David Saville Muzzey was widely recognized for most of the twentieth century as the greatest writer of U.S. history textbooks in the nation. He was a historian at Barnard College, Columbia University, and he was a gifted storyteller.

His books read as the work of a single writer, vigorous, thoughtful, and opinionated, but not in a partisan sense. He knew history and he knew how to write the great stories and weave facts into a coherent narrative. The first edition of Muzzey’s textbook was printed in 1911 and was so popular that it was regularly updated. At some point, I am not sure exactly whether it was before or after his death, his popular textbooks became a committee project, and over time they lost the distinctive quality that had made them so beloved. That distinctive quality was, of course, his voice. Over time, they were ground down into the voiceless and turgid informational text that we associate with the typical history textbook.

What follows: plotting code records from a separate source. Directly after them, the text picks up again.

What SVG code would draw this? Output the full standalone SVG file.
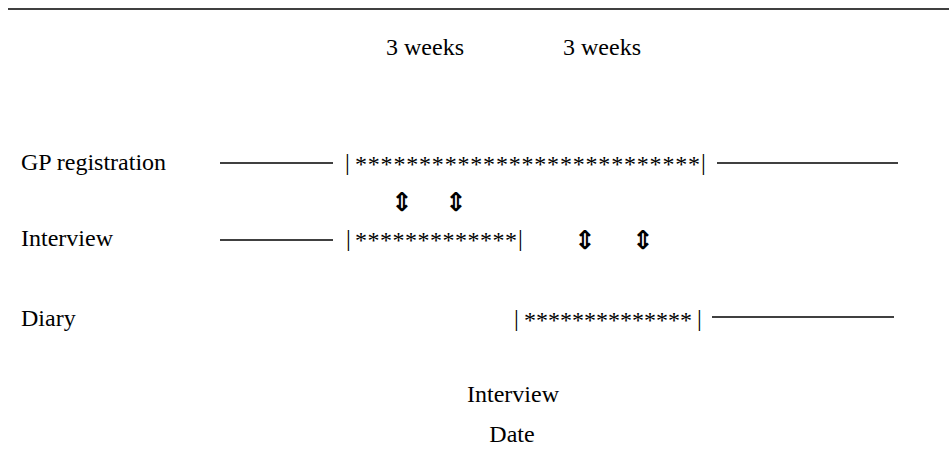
<svg xmlns="http://www.w3.org/2000/svg" width="949" height="472" viewBox="0 0 949 472">
  <style>
    .t { font-family: "Liberation Serif", "Times New Roman", serif; font-size: 24px; fill: #000; }
    .a { font-family: "DejaVu Sans", "DejaVu Serif", sans-serif; font-size: 26px; font-weight: bold; fill: #000; text-anchor: middle; }
    .ln { stroke: #000; stroke-width: 1.6; fill: none; }
  </style>
  <rect width="949" height="472" fill="#fff"/>

  <!-- header rule -->
  <line class="ln" x1="8" y1="9" x2="949" y2="9" stroke-width="2"/>

  <!-- period headings -->
  <g id="headings">
    <text class="t" x="386" y="55">3 weeks</text>
    <text class="t" x="563" y="55">3 weeks</text>
  </g>

  <!-- GP registration row -->
  <g id="gp-registration">
    <text class="t" x="21" y="170">GP registration</text>
    <text class="t" x="345" y="170">|</text>
    <text class="t" x="355" y="172" textLength="345" lengthAdjust="spacing">***************************</text>
    <text class="t" x="701" y="170">|</text>
  </g>

  <!-- Interview row -->
  <g id="interview">
    <text class="t" x="21" y="246">Interview</text>
    <text class="t" x="346" y="246">|</text>
    <text class="t" x="355" y="248" textLength="162" lengthAdjust="spacing">*************</text>
    <text class="t" x="518" y="246">|</text>
  </g>

  <!-- Diary row -->
  <g id="diary">
    <text class="t" x="21" y="326">Diary</text>
    <text class="t" x="514" y="326">|</text>
    <text class="t" x="524" y="328" textLength="168" lengthAdjust="spacing">**************</text>
    <text class="t" x="697" y="326">|</text>
  </g>

  <!-- interview date caption -->
  <g id="interview-date">
    <text class="t" x="513" y="402" text-anchor="middle">Interview</text>
    <text class="t" x="512" y="442" text-anchor="middle">Date</text>
  </g>

  <!-- time lines and window markers -->
  <g id="connectors">
    <line class="ln" x1="220" y1="163" x2="333" y2="163"/>
    <line class="ln" x1="717" y1="163" x2="898" y2="163"/>
    <line class="ln" x1="220" y1="240" x2="333" y2="240"/>
    <line class="ln" x1="712" y1="317" x2="894" y2="317"/>
    <text class="a" x="402" y="211">⇕</text>
    <text class="a" x="456" y="211">⇕</text>
    <text class="a" x="585" y="249">⇕</text>
    <text class="a" x="643" y="249">⇕</text>
  </g>
</svg>
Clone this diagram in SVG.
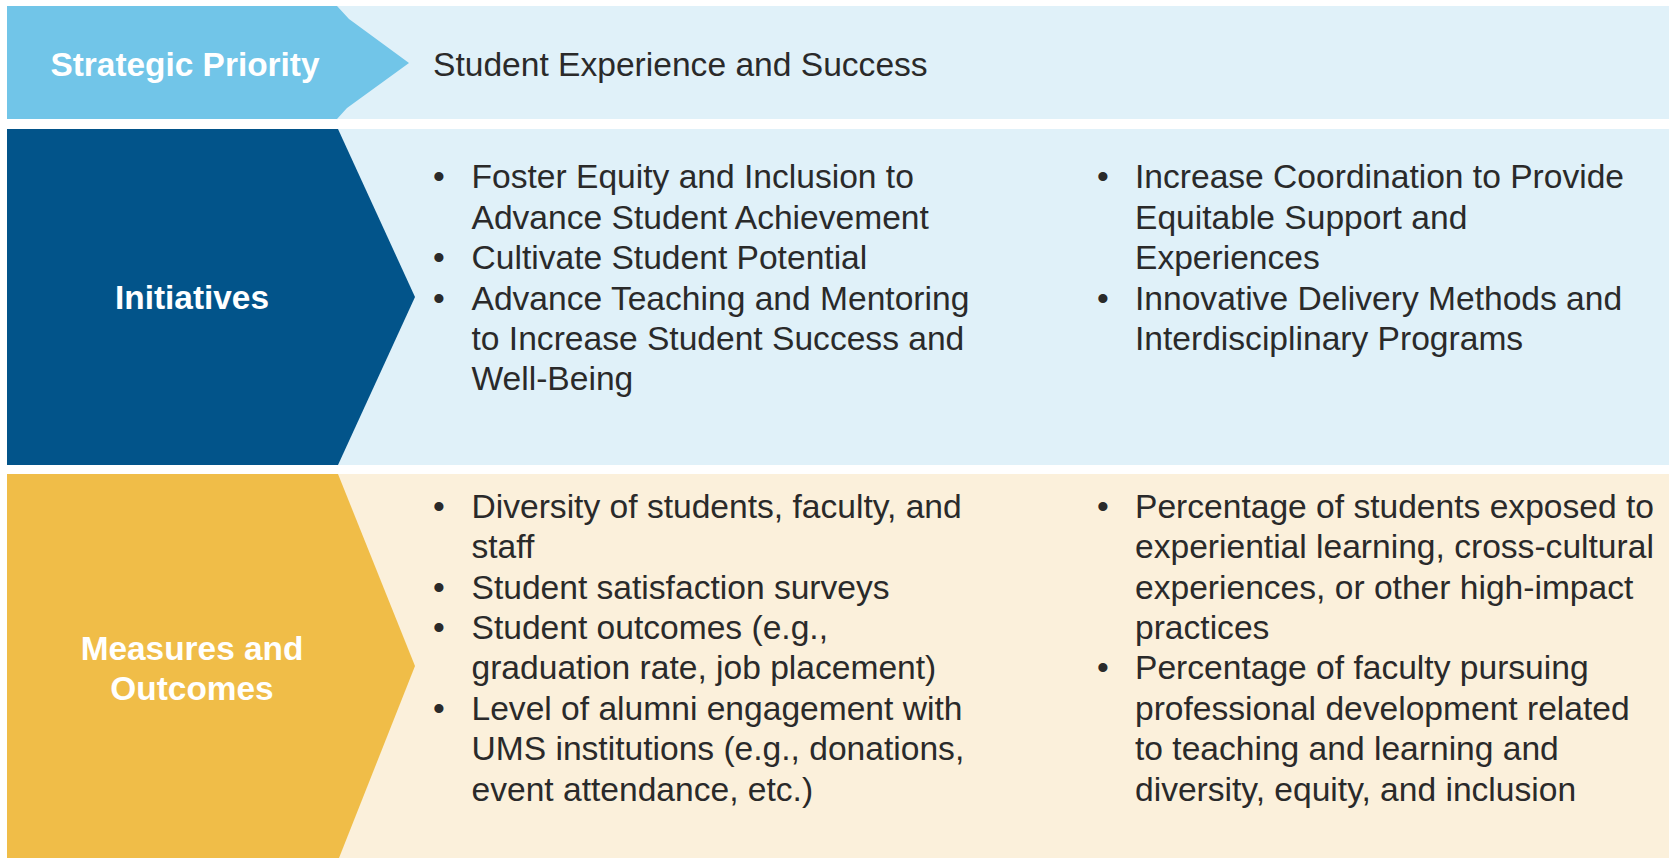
<svg xmlns="http://www.w3.org/2000/svg" width="1669" height="858" viewBox="0 0 1669 858">
  <style>
    .lbl { font-family: "Liberation Sans", Arial, sans-serif; font-size: 33.4px; font-weight: bold; fill: #ffffff; text-anchor: middle; }
    .txt { font-family: "Liberation Sans", Arial, sans-serif; font-size: 33.6px; fill: #2a2a2a; }
    .bul { font-family: "Liberation Sans", Arial, sans-serif; font-size: 33.6px; fill: #2a2a2a; text-anchor: middle; }
    .bg-blue { fill: #E0F1F9; }
    .bg-cream { fill: #FBF0DB; }
  </style>
  <rect x="0" y="0" width="1669" height="858" fill="#ffffff"/>

  <!-- Row 1: strategic priority -->
  <g id="priority">
    <rect class="bg-blue" x="7" y="6" width="1662" height="113"/>
    <polygon fill="#71C5E8" points="7,6 337,6 349,19 409,63 347,108 337,119 7,119"/>
    <text class="lbl" x="185" y="76">Strategic Priority</text>
    <text class="txt" x="433" y="76">Student Experience and Success</text>
  </g>

  <!-- Row 2: initiatives -->
  <g id="initiatives">
    <rect class="bg-blue" x="7" y="129" width="1662" height="336"/>
    <polygon fill="#02548A" points="7,129 338,129 415,297 338,465 7,465"/>
    <text class="lbl" x="192" y="309">Initiatives</text>
    <text class="bul"><tspan x="439" y="188.4">•</tspan><tspan x="439" y="269.2">•</tspan><tspan x="439" y="309.6">•</tspan></text>
    <text class="txt">
      <tspan x="471.5" y="188.4">Foster Equity and Inclusion to</tspan>
      <tspan x="471.5" y="228.8">Advance Student Achievement</tspan>
      <tspan x="471.5" y="269.2">Cultivate Student Potential</tspan>
      <tspan x="471.5" y="309.6">Advance Teaching and Mentoring</tspan>
      <tspan x="471.5" y="350">to Increase Student Success and</tspan>
      <tspan x="471.5" y="390.4">Well-Being</tspan>
    </text>
    <text class="bul"><tspan x="1103" y="188.4">•</tspan><tspan x="1103" y="309.6">•</tspan></text>
    <text class="txt">
      <tspan x="1135" y="188.4">Increase Coordination to Provide</tspan>
      <tspan x="1135" y="228.8">Equitable Support and</tspan>
      <tspan x="1135" y="269.2">Experiences</tspan>
      <tspan x="1135" y="309.6">Innovative Delivery Methods and</tspan>
      <tspan x="1135" y="350">Interdisciplinary Programs</tspan>
    </text>
  </g>

  <!-- Row 3: measures and outcomes -->
  <g id="measures">
    <rect class="bg-cream" x="7" y="474" width="1662" height="384"/>
    <polygon fill="#F0BD48" points="7,474 338,474 415,666 339,858 7,858"/>
    <text class="lbl"><tspan x="192" y="660">Measures and</tspan><tspan x="192" y="699.5">Outcomes</tspan></text>
    <text class="bul"><tspan x="439" y="517.7">•</tspan><tspan x="439" y="598.5">•</tspan><tspan x="439" y="638.9">•</tspan><tspan x="439" y="719.7">•</tspan></text>
    <text class="txt">
      <tspan x="471.5" y="517.7">Diversity of students, faculty, and</tspan>
      <tspan x="471.5" y="558.1">staff</tspan>
      <tspan x="471.5" y="598.5">Student satisfaction surveys</tspan>
      <tspan x="471.5" y="638.9">Student outcomes (e.g.,</tspan>
      <tspan x="471.5" y="679.3">graduation rate, job placement)</tspan>
      <tspan x="471.5" y="719.7">Level of alumni engagement with</tspan>
      <tspan x="471.5" y="760.1">UMS institutions (e.g., donations,</tspan>
      <tspan x="471.5" y="800.5">event attendance, etc.)</tspan>
    </text>
    <text class="bul"><tspan x="1103" y="517.7">•</tspan><tspan x="1103" y="679.3">•</tspan></text>
    <text class="txt">
      <tspan x="1135" y="517.7">Percentage of students exposed to</tspan>
      <tspan x="1135" y="558.1">experiential learning, cross-cultural</tspan>
      <tspan x="1135" y="598.5">experiences, or other high-impact</tspan>
      <tspan x="1135" y="638.9">practices</tspan>
      <tspan x="1135" y="679.3">Percentage of faculty pursuing</tspan>
      <tspan x="1135" y="719.7">professional development related</tspan>
      <tspan x="1135" y="760.1">to teaching and learning and</tspan>
      <tspan x="1135" y="800.5">diversity, equity, and inclusion</tspan>
    </text>
  </g>
</svg>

Many years ago, I found a first edition of Muzzey’s An American History. The front cover is spotted and the spine is broken but the prose still sparkles.

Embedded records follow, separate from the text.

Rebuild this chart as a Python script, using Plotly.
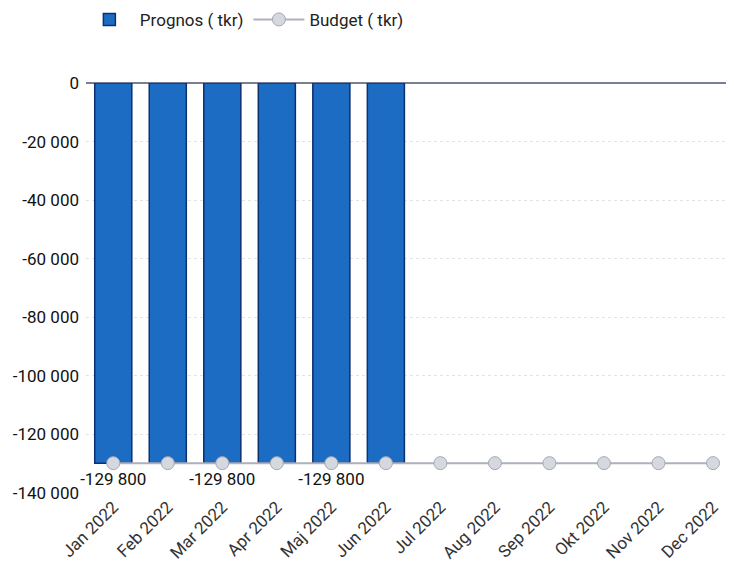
import plotly.graph_objects as go

months = ["Jan 2022", "Feb 2022", "Mar 2022", "Apr 2022", "Maj 2022", "Jun 2022",
          "Jul 2022", "Aug 2022", "Sep 2022", "Okt 2022", "Nov 2022", "Dec 2022"]
prognos = [-129800, -129800, -129800, -129800, -129800, -129800,
           None, None, None, None, None, None]
budget = [-129800] * 12
label_months = ["Jan 2022", "Mar 2022", "Maj 2022"]
y_ticks = [0, -20000, -40000, -60000, -80000, -100000, -120000, -140000]


def fmt(v):
    return f"{v:,}".replace(",", " ")


labels = [fmt(b) if m in label_months else "" for m, b in zip(months, budget)]

fig = go.Figure()
fig.add_trace(go.Bar(
    x=months, y=prognos, name="Prognos ( tkr)",
    marker=dict(color="#1b6cc2", line=dict(color="#0b3170", width=1.5)),
))
fig.add_trace(go.Scatter(
    x=months, y=budget, name="Budget ( tkr)", mode="lines+markers+text",
    line=dict(color="#aeb1bd", width=2),
    marker=dict(size=13, color="#d6d8df", line=dict(color="#a5a8b5", width=1)),
    text=labels, textposition="bottom center",
    textfont=dict(size=17, color="#111111"),
    cliponaxis=False,
))

# the page body has an 8px margin, so the figure is sized to fill the rest
fig.update_layout(
    width=726, height=562,
    margin=dict(l=78, r=0, t=75, b=77, autoexpand=False),
    paper_bgcolor="white", plot_bgcolor="white",
    font=dict(family="Roboto", size=17, color="#222222"),
    separators=", ",
    bargap=0.32,
    showlegend=True,
    legend=dict(orientation="h", x=-0.011, xanchor="left", y=1.154, yanchor="middle",
                font=dict(size=17, color="#222222"), itemwidth=51),
    xaxis=dict(
        type="category", range=[-0.5, 11.385], tickangle=-45,
        showgrid=False, showline=False, ticks="", automargin=False,
        tickfont=dict(size=17, color="#333333"),
    ),
    yaxis=dict(
        range=[-140000, 0], tickvals=y_ticks, ticktext=[fmt(v) for v in y_ticks],
        showgrid=True, gridcolor="#e3e3e3", gridwidth=1, griddash="dot",
        zeroline=True, zerolinecolor="#7a7f95", zerolinewidth=1.5,
        automargin=False, ticks="", ticklabelstandoff=6,
        tickfont=dict(size=17, color="#111111"),
    ),
)

fig.write_html("out.html")
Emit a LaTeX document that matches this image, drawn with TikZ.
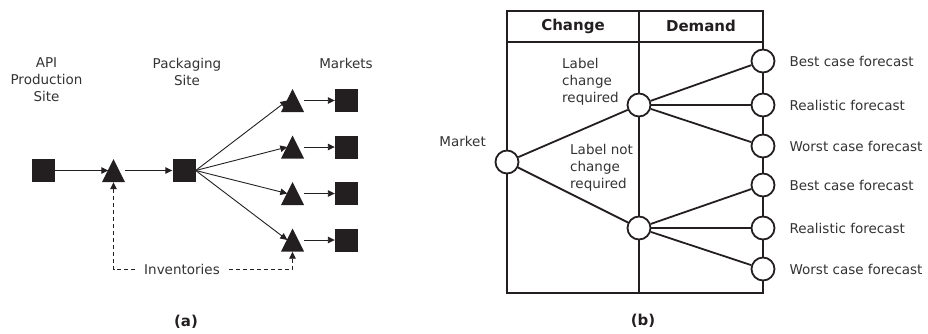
\documentclass[tikz,border=0pt]{standalone}
\usepackage{fontspec}
\setmainfont{DejaVu Sans}
\usetikzlibrary{arrows.meta}
\definecolor{ink}{HTML}{231F20}
\definecolor{txt}{HTML}{333333}
\begin{document}
\begin{tikzpicture}[x=1pt,y=-1pt,
  sq/.style={rectangle, fill=ink, minimum size=23pt, inner sep=0pt},
  tri/.style={rectangle, minimum size=23pt, inner sep=0pt,
    path picture={\fill[ink] (path picture bounding box.south west) -- (path picture bounding box.south east)
      -- (path picture bounding box.north) -- cycle;}},
  arr/.style={-{Triangle[length=7pt,width=6.5pt]}, line width=0.9pt, draw=ink},
  dsh/.style={dash pattern=on 4pt off 3pt},
  lbl/.style={font=\fontsize{13.5}{17}\selectfont, text=txt, align=center, inner sep=0pt},
  hdr/.style={font=\fontsize{15}{17}\selectfont\bfseries, text=ink, inner sep=0pt},
  circ/.style={circle, draw=ink, line width=1.8pt, fill=white, minimum size=23pt, inner sep=0pt},
  br/.style={line width=1.8pt, draw=ink},
]
\useasboundingbox (0,0) rectangle (928,333);

% ---------- panel (a) ----------
\node[sq] (api) at (43.5,170.5) {};
\node[tri] (t0) at (113.5,170.5) {};
\node[sq] (pk) at (184,170.5) {};
\node[tri] (t1) at (292.5,100.5) {};
\node[tri] (t2) at (292.5,147) {};
\node[tri] (t3) at (292.5,193.5) {};
\node[tri] (t4) at (292.5,240) {};
\node[sq] (m1) at (346.5,100.5) {};
\node[sq] (m2) at (346.5,147) {};
\node[sq] (m3) at (346.5,193.5) {};
\node[sq] (m4) at (346.5,240) {};

\node[lbl] (lapi) at (46.5,80) {API\\Production\\Site};
\node[lbl] (lpk) at (187,71.5) {Packaging\\Site};
\node[lbl] (lmk) at (346,63) {Markets};

\draw[arr] (api.east) -- ([xshift=6.5pt]t0.west);
\draw[arr] (t0) -- (pk.west);
\foreach \i in {1,...,4}{
  \draw[arr] (pk.east) -- ([xshift=6.5pt]t\i.west);
  \draw[arr] (t\i) -- (m\i.west);
}

\node[lbl, inner xsep=9pt, inner ysep=2pt] (inv) at (182,269) {Inventories};
\draw[arr, dsh] (inv.west) -| (t0.south);
\draw[arr, dsh] (inv.east) -| (t4.south);

\node[hdr] (capa) at (186,322) {(a)};

% ---------- panel (b) ----------
\coordinate (tl) at (507,11);
\coordinate (brc) at (763,293);
\draw[br] (tl) rectangle (brc);
\draw[br] (507,42) -- (763,42);
\draw[br] (639,11) -- (639,293);

\node[hdr] (hc) at (573,26) {Change};
\node[hdr] (hd) at (701,26) {Demand};

\node[circ] (mk) at (507,162) {};
\node[circ] (u) at (639,105) {};
\node[circ] (l) at (639,228) {};
\node[circ] (r1) at (763,61) {};
\node[circ] (r2) at (763,105) {};
\node[circ] (r3) at (763,146) {};
\node[circ] (r4) at (763,185) {};
\node[circ] (r5) at (763,228) {};
\node[circ] (r6) at (763,269) {};

\draw[br] (mk) -- (u);
\draw[br] (mk) -- (l);
\draw[br] (u) -- (r1);
\draw[br] (u) -- (r2);
\draw[br] (u) -- (r3);
\draw[br] (l) -- (r4);
\draw[br] (l) -- (r5);
\draw[br] (l) -- (r6);

\node[lbl, anchor=east] (lm) at (486,141) {Market};
\node[lbl, align=left, anchor=west] (lc) at (562,82) {Label\\change\\required};
\node[lbl, align=left, anchor=west] (lnc) at (570,167.5) {Label not\\change\\required};

\node[lbl, anchor=west] (f1) at ([xshift=14pt]r1.east) {Best case forecast};
\node[lbl, anchor=west] (f2) at ([xshift=14pt]r2.east) {Realistic forecast};
\node[lbl, anchor=west] (f3) at ([xshift=14pt]r3.east) {Worst case forecast};
\node[lbl, anchor=west] (f4) at ([xshift=14pt]r4.east) {Best case forecast};
\node[lbl, anchor=west] (f5) at ([xshift=14pt]r5.east) {Realistic forecast};
\node[lbl, anchor=west] (f6) at ([xshift=14pt]r6.east) {Worst case forecast};

\node[hdr] (capb) at (643,321) {(b)};
\end{tikzpicture}
\end{document}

I want to share with you his concluding paragraph. Set aside for the moment his omission of women and his reference to the nations vying to control “the destinies of the undeveloped races,” which dates him. But what is not dated is his message. It speaks to us today, a century later:

The problems of a democracy are ever changing to meet the developing needs and the unfolding ideals of the people. Our problem in America at the opening of the twentieth century is no longer that of George Washington’s day,–to establish the forms and powers of a republican government; nor that of Andrew Jackson’s day,–to admit to a full share in that government the sturdy manhood of the nation; nor that of Abraham Lincoln’s day,–to save the life of the Union while cutting from it the cancer of slavery; nor that of William McKinley’s day,–to introduce the United States among the nations which are to control the destinies of the undeveloped races of the world. To-day we are rich, united, powerful. But the very material prosperity which is our boast menaces the life of our democracy. The power of money threatens to choke the power of law. The spirit of gain is sacrificing to its insatiable greed the spirit of brotherhood and the very life of the toilers of the land–even the joyous years of tender childhood. Unless we are to sink into ignoble slavery or fall a prey to horrid revolution, the manhood of the nation must rise in its moral strength to restore our democratic institutions to the real control of the people, to assert the superiority of men over machines, and the value of a brotherhood of social cooperation and mutual goodwill above the highest statistics of commercial gain. Our noble mission is still to realize the promise of the immortal words of Abraham Lincoln, that “government of the people, by the people, and for the people shall not perish from the earth.”